Follow-up peer-to-peer online meetings

Fia Cielen

Function: Artist Country: Belgium Visiting period: 21 - 22 October Visiting year: 2021 Part of Follow-up peer-to-peer online meetings

Lives and works in Antwerp. Master in the Visual Arts, Laureate of HISK postgraduate. Professor at Royal Academy of Fine Arts KASK, Ghent. I make drawings, sculptures, installations and monumental digital prints.

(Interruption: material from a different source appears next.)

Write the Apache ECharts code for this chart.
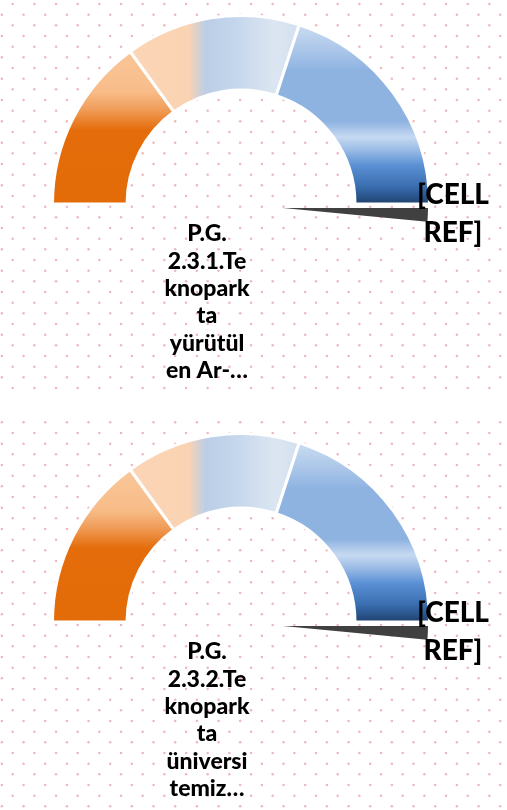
<!DOCTYPE html>
<html>
<head>
<meta charset="utf-8">
<script src="https://cdn.jsdelivr.net/npm/echarts@6/dist/echarts.min.js"></script>
<style>
  html, body { margin: 0; padding: 0; background: #fff; }
  .gauge { position: absolute; left: 0; width: 507px; height: 395px; }
  #g1 { top: 0; }
  #g2 { top: 415px; }
</style>
</head>
<body>
<div id="g1" class="gauge"></div>
<div id="g2" class="gauge"></div>
<script>
// gauge bands (share of the visible half), the hidden lower half, and the needle
const bandValues = [30, 30, 40]
const hiddenHalf = 100
const needleValues = [100, 100]
const needleWidth = 3
const kpiLabels = [
  'P.G.\n2.3.1.Te\nknopark\nta\nyürütül\nen Ar-…',
  'P.G.\n2.3.2.Te\nknopark\nta\nüniversi\ntemiz…'
]
const valueLabels = ['[CELL\nREF]', '[CELL\nREF]']

// dotted fill of the chart area
function dotPattern(oy) {
  const w = 65, h = 64
  const c = document.createElement('canvas')
  c.width = w
  c.height = h
  const ctx = c.getContext('2d')
  ctx.fillStyle = '#efb6bb'
  for (let r = 0; r < 6; r++) {
    const y = (oy + r * h / 6) % h
    const x0 = 12.7 + (r % 2 ? w / 6 : 0)
    for (let k = 0; k < 3; k++) {
      const x = (x0 + k * w / 3) % w
      for (const dx of [0, -w, w]) {
        for (const dy of [0, -h, h]) {
          ctx.beginPath()
          ctx.arc(x + dx, y + dy, 1.25, 0, Math.PI * 2)
          ctx.fill()
        }
      }
    }
  }
  return c
}

function buildOption(idx, cy, patternOffset) {
  const cx = 241
  const orange = {
    type: 'linear', x: 0, y: cy - 147, x2: 0, y2: cy, global: true,
    colorStops: [
      { offset: 0, color: '#f9c597' },
      { offset: 0.24, color: '#f8bc88' },
      { offset: 0.36, color: '#f09c58' },
      { offset: 0.5, color: '#e46c0a' },
      { offset: 1, color: '#e36c09' }
    ]
  }
  const middle = {
    type: 'linear', x: 130, y: 0, x2: 298, y2: 0, global: true,
    colorStops: [
      { offset: 0, color: '#fbd5b5' },
      { offset: 0.35, color: '#fad3b3' },
      { offset: 0.45, color: '#bccee6' },
      { offset: 0.62, color: '#c4d6ec' },
      { offset: 0.86, color: '#dce6f2' },
      { offset: 1, color: '#d3e0f0' }
    ]
  }
  const blue = {
    type: 'linear', x: 0, y: cy - 176, x2: 0, y2: cy, global: true,
    colorStops: [
      { offset: 0, color: '#c6d9f0' },
      { offset: 0.14, color: '#a8c4e8' },
      { offset: 0.24, color: '#8eb3e1' },
      { offset: 0.53, color: '#8eb3e1' },
      { offset: 0.62, color: '#c6d9f1' },
      { offset: 0.69, color: '#9dbde6' },
      { offset: 0.78, color: '#5b90d5' },
      { offset: 0.9, color: '#3a6eb0' },
      { offset: 1, color: '#1f416f' }
    ]
  }
  const fills = [orange, middle, blue]
  const bandData = bandValues.map((v, i) => ({
    value: v,
    itemStyle: { color: fills[i], borderColor: '#fff', borderWidth: 3 }
  }))
  bandData.push({ value: hiddenHalf, itemStyle: { color: 'transparent', borderWidth: 0 } })

  const nv = needleValues[idx]
  const needleData = [
    { value: nv, itemStyle: { color: 'transparent' } },
    { value: needleWidth, itemStyle: { color: '#404040' } },
    { value: 2 * hiddenHalf - nv - needleWidth, itemStyle: { color: 'transparent' } }
  ]

  return {
    animation: false,
    graphic: [
      {
        type: 'rect', z: -10, silent: true,
        shape: { x: 0, y: 0, width: 507, height: 395 },
        style: { fill: { image: dotPattern(patternOffset), repeat: 'repeat' } }
      },
      {
        type: 'text', silent: true,
        style: {
          text: kpiLabels[idx], x: 207, y: cy + 16,
          align: 'center', verticalAlign: 'top', textAlign: 'center', textVerticalAlign: 'top',
          fontFamily: 'Lato', fontWeight: 900, fontSize: 23, lineHeight: 27.4, fill: '#000'
        }
      },
      {
        type: 'text', silent: true, z: 10,
        style: {
          text: valueLabels[idx], x: 453, y: cy - 28,
          align: 'center', verticalAlign: 'top', textAlign: 'center', textVerticalAlign: 'top',
          fontFamily: 'Lato', fontWeight: 900, fontSize: 28, lineHeight: 38, fill: '#000'
        }
      }
    ],
    series: [
      {
        type: 'pie',
        silent: true,
        center: [cx, cy],
        radius: [114, 188.5],
        startAngle: 180,
        clockwise: true,
        label: { show: false },
        labelLine: { show: false },
        emphasis: { disabled: true },
        data: bandData
      },
      {
        type: 'pie',
        silent: true,
        center: [283, cy + 4],
        radius: [0, 145],
        startAngle: 180,
        clockwise: true,
        label: { show: false },
        labelLine: { show: false },
        emphasis: { disabled: true },
        data: needleData
      }
    ]
  }
}

const chart1 = echarts.init(document.getElementById('g1'))
chart1.setOption(buildOption(0, 204, 4))
const chart2 = echarts.init(document.getElementById('g2'))
chart2.setOption(buildOption(1, 207, 18))
</script>
</body>
</html>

An important recurring aspect in my work is metamorphosis, I like to introduce a natural element in the work that goes beyond my control. Like in the series of works where I introduced living spiders to weave webs around my sculptures- for example in the work ‘The Great Indoors’. It could be described as a hybrid of a museum showcase and a lab/terrarium: positioned inside the vitrine there is a bough with golden geometric structures attached at the ends of its branches. This showcase serves as a habitat for a house spider which is expected to spin its webs around the geometric forms and thus become part of the artwork. While introducing an element of chance, the piece blurs the boundaries between art, experimental “test arrangements”, and nature. Raising questions as: how artificial is our perception of nature and how natural is culture? For me the most important part of the works in which I introduce a natural element is creating a sense of wonder in myself and the audience. An inspiring concept is “the Marvellous” as described by art historian Hal Foster: “A state at once otherworldly, secular and psychic”. I seek to achieve a sort of re-enchantment of a disenchanted world.

I guess it stems from living in an urban environment, an artificial state in which every natural event becomes a phenomenon. By introducing a living species to an otherwise static work of art, it becomes a dynamic piece; it’s like adding the magic ingredient, it’s a sort of alchemy. I can never completely foresee what the outcome will be, there’s always a chance of failure, but the process is the most important element, the metamorphosis. In more recent works I experimented with growing crystals on my sculptures, by making mixtures of different kinds of salts and chemicals. The audience can see the crystallization process on the sculptures during the exhibition and so witness the transformation of the work in situ. I have also worked with monumental digital prints on transparent plexiglass, which use the natural light from windows as a lightbox. During the day the natural light changes and so do the colors and the shadows in the work, again changing the static prints into dynamic pieces.

I am attracted by in-between states, transitory zones and the uncanny, which becomes evident especially in my drawings. They are populated by creatures which exist on the threshold between the human, the animal, and the elemental. Beings on the verge of their next materialisation.

In my drawings I draw inspiration from masks as well: carnival masks, old folklore and ritual masks, ritual animal disguise. Masquerade is something that is ingrained in European culture, and originates from a time before the christening of Europe, a remnant of times when the wild and magical were still part of daily life. I’ve always been fascinated by the hiding of the face as it also implies the hiding of the civilized. For example in carnivals: people wear a mask and through this transformation a sort of inner wildness comes to the surface, they are able to transgress beyond the rules of civilized society. I find it a suiting metaphor for our modern culture, with its thin layer of civilization, the wilderness brewing underneath. Maybe civilization is the mask, and not the other way around, maybe it is our true nature underneath. Maybe humanity is an illusion? Have we domesticated ourselves into something beyond natural? I don’t pretend to have the answers to these questions, and finding answers is also not what attracts me to this topic. What intrigues me the most in these mental and physical transitory zones is this feeling of being on a threshold. This in-between state of being creates possibilities without an outcome. In an overregulated modern world, for me these are the states in which we can reclaim a sense of wildness. In my works I want to get away from a marker of fixity and into a state of becoming. This doesn’t emerge from a purely theoretical concept, but also out of an intuitive feeling that this estrangement is intrinsically more natural to me.